Significant Research Progress in Material Applications Under High-Temperature Molten Salt Environments

Since 2024, the Alloy Process Group of the Molten Salt Mechanical Department, Shanghai Institute of Applied Physics(SINAP) has conducted systematic research on the service behavior of structural materials in high-temperature molten salt environments. The team has published three high-quality papers consecutively in internationally journals including Journal of Energy Storage and Materials, successfully addressing three key scientific challenges in material applications under high-temperature molten salt environments.

I. Revelation of the Critical Role of “Thermal-Induced Phase Transformation” in Molten Salt Corrosion

The effect of thermal-induced phase transformation on the corrosion behavior of Inconel 625 alloy in NaCl-KCl-MgCl₂ molten salt. Journal of Energy Storage, 100 (2024) 113456. https://doi.org/10.1016/j.est.2024.113456 (IF: 9.8)

This study first proposes that thermal-induced phase transformation is a non-negligible and critical factor during the high-temperature molten salt corrosion processes. The research discovered that in Inconel 625 alloy, long-term thermal exposure induces the precipitation of chain carbides at grain boundaries and the formation of needle-like δ phases. These phase-transformed structures act as preferential corrosion channels in the molten salt environment, significantly accelerating material degradation. The study explicitly points out that the thermal stability of materials should be a key design parameter in the design of alloys for molten salt service, providing new theoretical foundations for composition optimization and microstructure control of molten salt-resistant alloys.

II. A Novel Mechanical Evaluation Method Based on Decoupling Molten Salt Corrosion and Thermal Aging Effects

A new method to study the corrosion behavior in chloride salts and its effects on tensile properties. Journal of Energy Storage, 144 (2026) 119712. https://doi.org/10.1016/j.est.2025.119712 (IF: 9.8)

To address the long-standing challenge of distinguishing between molten salt corrosion and thermal aging effects, this study first introduces the concepts of "corrosion influence rate" and "aging influence rate," establishing a novel method to quantitatively decouple the individual effects of these two factors on mechanical properties. The results demonstrates that molten salt corrosion primarily acts on the material surface, inducing surface defects and crack initiation, which significantly reduces material elongation. Thermal aging, conversely, triggers internal phase transformations, exerting a more pronounced effect on material strength. This method provides a new research paradigm for distinguishing degradation mechanisms and evaluating service life under complex operating environments, facilitating understanding of the fundamental scientific nature of individual factors and demonstrating excellent potential for broader applications.

III. Systematic Comparison of Corrosion Behavior in Molten Salt Vapor, Liquid Phase, and Vapor-Liquid Interface

Corrosion behavior of 347H stainless steel in NaCl-KCl-MgCl₂ molten salt: vapor, liquid, and interface comparison.

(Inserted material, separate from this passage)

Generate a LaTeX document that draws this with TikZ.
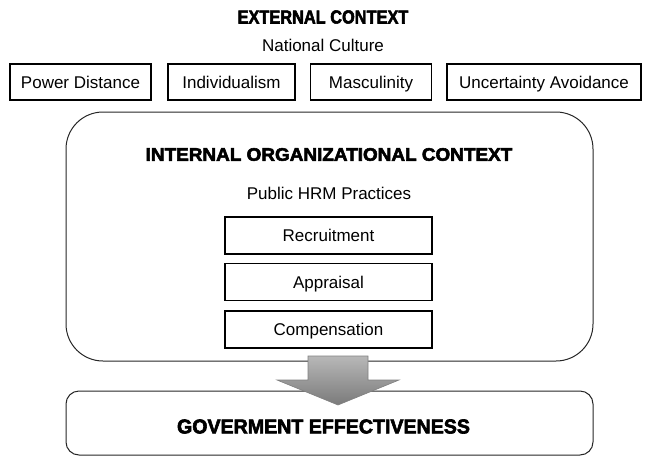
\documentclass[tikz,border=0pt]{standalone}
\usepackage{fontspec}
\setmainfont{Liberation Sans}
\newfontfamily\headfont[FakeBold=3]{Liberation Sans Bold}
\newcommand\heading[3]{\scalebox{#2}[1]{\headfont\fontsize{#1}{#1}\selectfont #3}}
\begin{document}
\begin{tikzpicture}
  [x=1pt,y=-1pt,every node/.style={font=\fontsize{17}{20}\selectfont}]
  \tikzstyle{factor} = [draw,line width=1.2pt,minimum height=36pt,inner sep=0pt,text height=12.2pt,text depth=0pt]
  \tikzstyle{practice} = [factor,minimum width=207pt,minimum height=37pt]
  \tikzstyle{frame} = [draw=black!85,line width=1pt]
  \tikzstyle{arrowshape} = [draw=black!50,line width=.6pt,top color=black!28,bottom color=black!52]
  \useasboundingbox (0,0) rectangle (646,456);

  % outer frames
  \node (org) at (329.5,236.5) [frame,rounded corners=37pt,minimum width=527pt,minimum height=249pt] {};
  \node (out) at (329.5,423) [frame,rounded corners=13pt,minimum width=527pt,minimum height=64pt] {};

  % national culture
  \node (ext) at (323,17) {\heading{18.8}{0.87}{EXTERNAL CONTEXT}};
  \node (nc) at (323,45.5) {National Culture};
  \foreach \name/\x/\w/\label in {pd/80.5/141/Power Distance,ind/231.5/127/Individualism,
      mas/371/121/Masculinity,ua/544/194/Uncertainty Avoidance}
    \node (\name) at (\x,82) [factor,minimum width=\w pt] {\label};

  % hrm practices
  \node (int) at (329,154.5) {\heading{18.2}{1.04}{INTERNAL ORGANIZATIONAL CONTEXT}};
  \node (hrm) at (329,193) {Public HRM Practices};
  \foreach \name/\y/\label in {rec/235.5/Recruitment,app/282/Appraisal,comp/329.5/Compensation}
    \node (\name) at (328.5,\y) [practice] {\label};

  \node (gov) at (323.5,426.5) {\heading{20}{0.98}{GOVERMENT EFFECTIVENESS}};

  % big arrow
  \coordinate (a1) at (308,356);
  \coordinate (a2) at (368,356);
  \coordinate (a3) at (368,380);
  \coordinate (a4) at (399,380);
  \coordinate (tip) at (338,405);
  \coordinate (a6) at (277,380);
  \coordinate (a7) at (308,380);
  \draw[arrowshape] (a1) -- (a2) -- (a3) -- (a4) -- (tip) -- (a6) -- (a7) -- cycle;
\end{tikzpicture}
\end{document}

Materials, 18 (2025) 3412. https://doi.org/10.3390/ma18143412 (IF: 3.2)

This study, for the first time within a single system, compares the differences in corrosion behavior among three typical service regions: molten salt vapor, molten salt liquid phase, and the vapor-liquid interface. The findings reveal that corrosion is most severe in the molten salt vapor region; material corrosion is least severe within the molten salt liquid phase; and at the vapor-liquid interface, significant metal ion displacement and deposition phenomena occur, accompanied by enrichment of Fe and Cr elements. The study explicitly proposes that engineering design should pay particular attention to the corrosion failure risk posed by molten salt vapor to structural materials, providing important guidance for the structural layout and protection strategies of molten salt thermal energy storage devices and high-temperature molten salt systems.

In summary, the Alloy Process Group has conducted systematic research through the deep integration of materials science and molten salt chemistry. For the first time, the team has established a new framework for evaluating material service performance in high-temperature molten salt environments from three dimensions: thermal-induced phase transformation mechanisms, decoupling of mechanical property influencing factors, and zone-specific corrosion behavior in service environments. This work presents innovative solutions for the design and engineering application of structural materials in molten salt environments.

The first authors of these papers are Jinyao Jiang and Zhiwen Liu, jointly trained master's students of SINAP and Shanghai University (Supervisor: Prof. Huigai Li). The corresponding author is Dr. Jianping Liang of SINAP.